German Court Rules Rapidshare Must Diligently Remove Copyrighted Material

The Hamburg district court ruled Tuesday that the file-hosting giant Rapidshare has insufficiently attempted to prevent piracy on their site. In a ruling that could sound the death knell for Rapidshare, the site must not only continue to remove copyrighted material from the site, but it must also “proactively check content before publishing it" if the material comes from a user who has past infringements.

Unlike the United States, Germany has no “safe harbor” laws that exempt a website from liability when individual users upload copyrighted materials, providing the site administrators remove infringing content once notified. Such provisions have kept YouTube relatively safe from the snares of lawsuits, but unfortunately the same cannot be said for Rapidshare.

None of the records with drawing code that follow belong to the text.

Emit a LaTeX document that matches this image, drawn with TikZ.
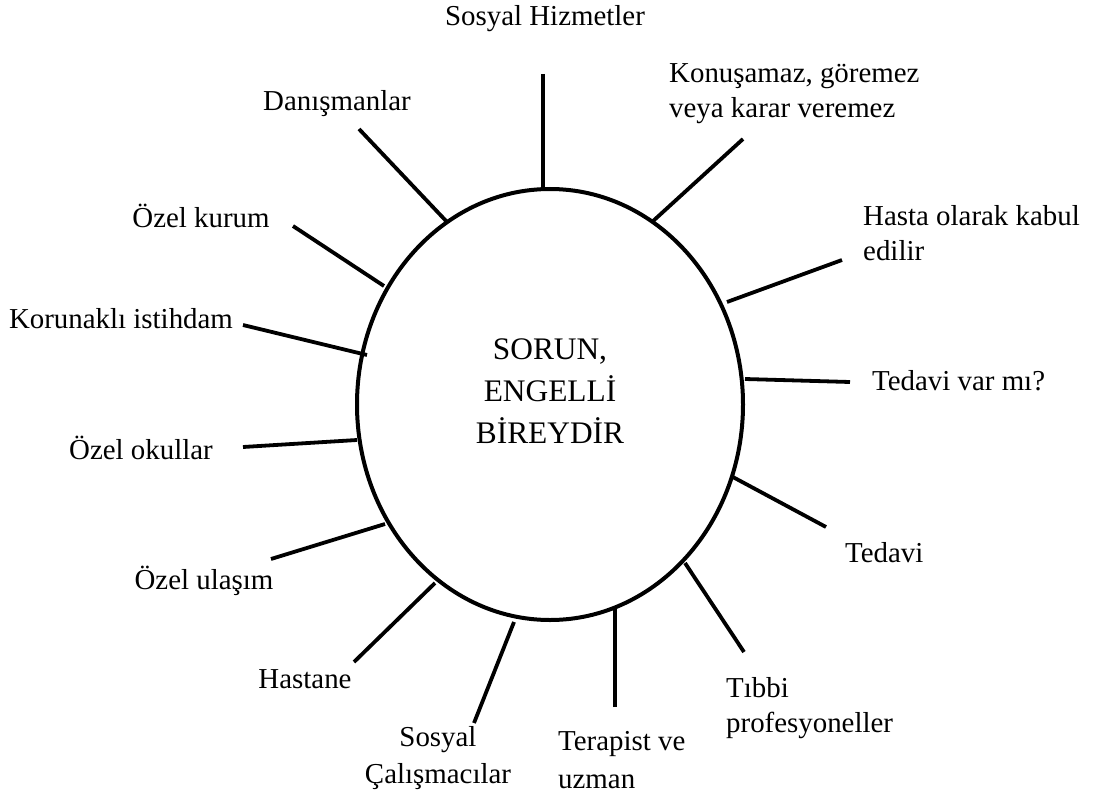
\documentclass[tikz,border=0pt]{standalone}
\usepackage{fontspec}
\setmainfont{Liberation Serif}
\usetikzlibrary{shapes.geometric}
\begin{document}
\begin{tikzpicture}[x=1bp,y=-1bp,
  lbl/.style={font=\fontsize{29}{35}\selectfont, inner sep=0pt},
  spoke/.style={line width=3.8bp},
  hub/.style={ellipse, draw, line width=4bp, minimum width=386bp, minimum height=431bp, inner sep=0pt}]
\useasboundingbox (0,0) rectangle (1093,794);
\fill[white] (0,0) rectangle (1093,794);
% hub
\node[hub] (E) at (550,404.5) {};
\node[font=\fontsize{31.5}{42}\selectfont, align=center, inner sep=0pt] (core) at (550,391) {SORUN,\\ENGELLİ\\BİREYDİR};
% labels
\node[lbl] (sh) at (545,19) {Sosyal Hizmetler};
\node[lbl, anchor=west, align=left] (kon) at (669,94) {Konuşamaz, göremez\\veya karar veremez};
\node[lbl, anchor=west, align=left] (has) at (863,233) {Hasta olarak kabul\\edilir};
\node[lbl, anchor=west] (tvm) at (872,381) {Tedavi var mı?};
\node[lbl, anchor=west] (ted) at (845,553) {Tedavi};
\node[lbl, anchor=west, align=left] (tib) at (726,708) {Tıbbi\\profesyoneller};
\node[lbl, anchor=west, align=left, font=\fontsize{29}{38}\selectfont] (ter) at (558,760) {Terapist ve\\uzman};
\node[lbl, align=center, font=\fontsize{29}{37}\selectfont] (soc) at (438,758) {Sosyal\\Çalışmacılar};
\node[lbl] (hst) at (305,679) {Hastane};
\node[lbl] (ula) at (204,581) {Özel ulaşım};
\node[lbl] (oko) at (141,448) {Özel okullar};
\node[lbl] (kor) at (121,319) {Korunaklı istihdam};
\node[lbl] (kur) at (201,216) {Özel kurum};
\node[lbl] (dan) at (337,104) {Danışmanlar};
% spoke ends
\coordinate (shO) at (543,74);   \coordinate (shI) at (543,189);
\coordinate (konO) at (743,139); \coordinate (konI) at (652,222);
\coordinate (hasO) at (842,260); \coordinate (hasI) at (727,302);
\coordinate (tvmO) at (850,382); \coordinate (tvmI) at (745,379);
\coordinate (tedO) at (826,527); \coordinate (tedI) at (731,476);
\coordinate (tibO) at (744,652); \coordinate (tibI) at (685,563);
\coordinate (terO) at (615,707); \coordinate (terI) at (615,608);
\coordinate (socO) at (474,723); \coordinate (socI) at (514,622);
\coordinate (hstO) at (354,662); \coordinate (hstI) at (435,583);
\coordinate (ulaO) at (271,559); \coordinate (ulaI) at (385,524);
\coordinate (okoO) at (243,447); \coordinate (okoI) at (357,440);
\coordinate (korO) at (243,325); \coordinate (korI) at (367,355);
\coordinate (kurO) at (293,226); \coordinate (kurI) at (384,286);
\coordinate (danO) at (359,129); \coordinate (danI) at (448,223);
\foreach \s in {sh,kon,has,tvm,ted,tib,ter,soc,hst,ula,oko,kor,kur,dan}
  \draw[spoke] (\s O) -- (\s I);
\end{tikzpicture}
\end{document}
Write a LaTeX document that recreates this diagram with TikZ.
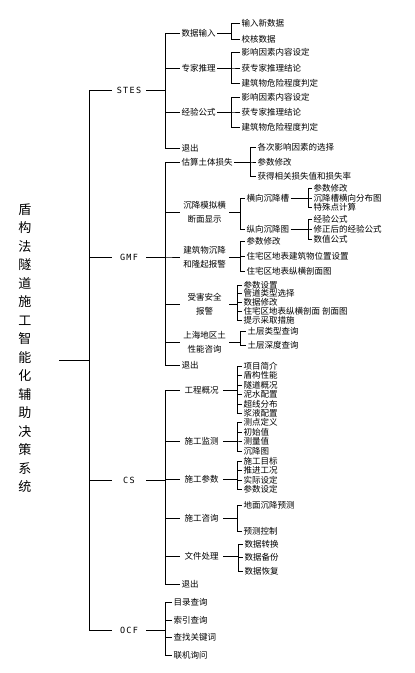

In order to curb piracy as much as possible, Rapidshare uses a hash filter to prevent previously removed material from reaching the site and employs six full-time people to scour the site and remove copyrighted material. The German court, however, determined the filter could be too easily circumvented and the anti-piracy staff was not effective in patrolling for infringements. Rapidshare argued if they were required to check every file individually before it was uploaded to the site, there'd be no way for the business to stay afloat. The court replied in its decision, "A business model that doesn't use common methods of prevention cannot claim the protection of the law." Charming.

If you happen to know German, you can read the court’s full decision here. For everybody else, send off those ZIP files of cat pictures to your gramma and pornographic films to your friends while you can, because Rapidshare might not be there forever.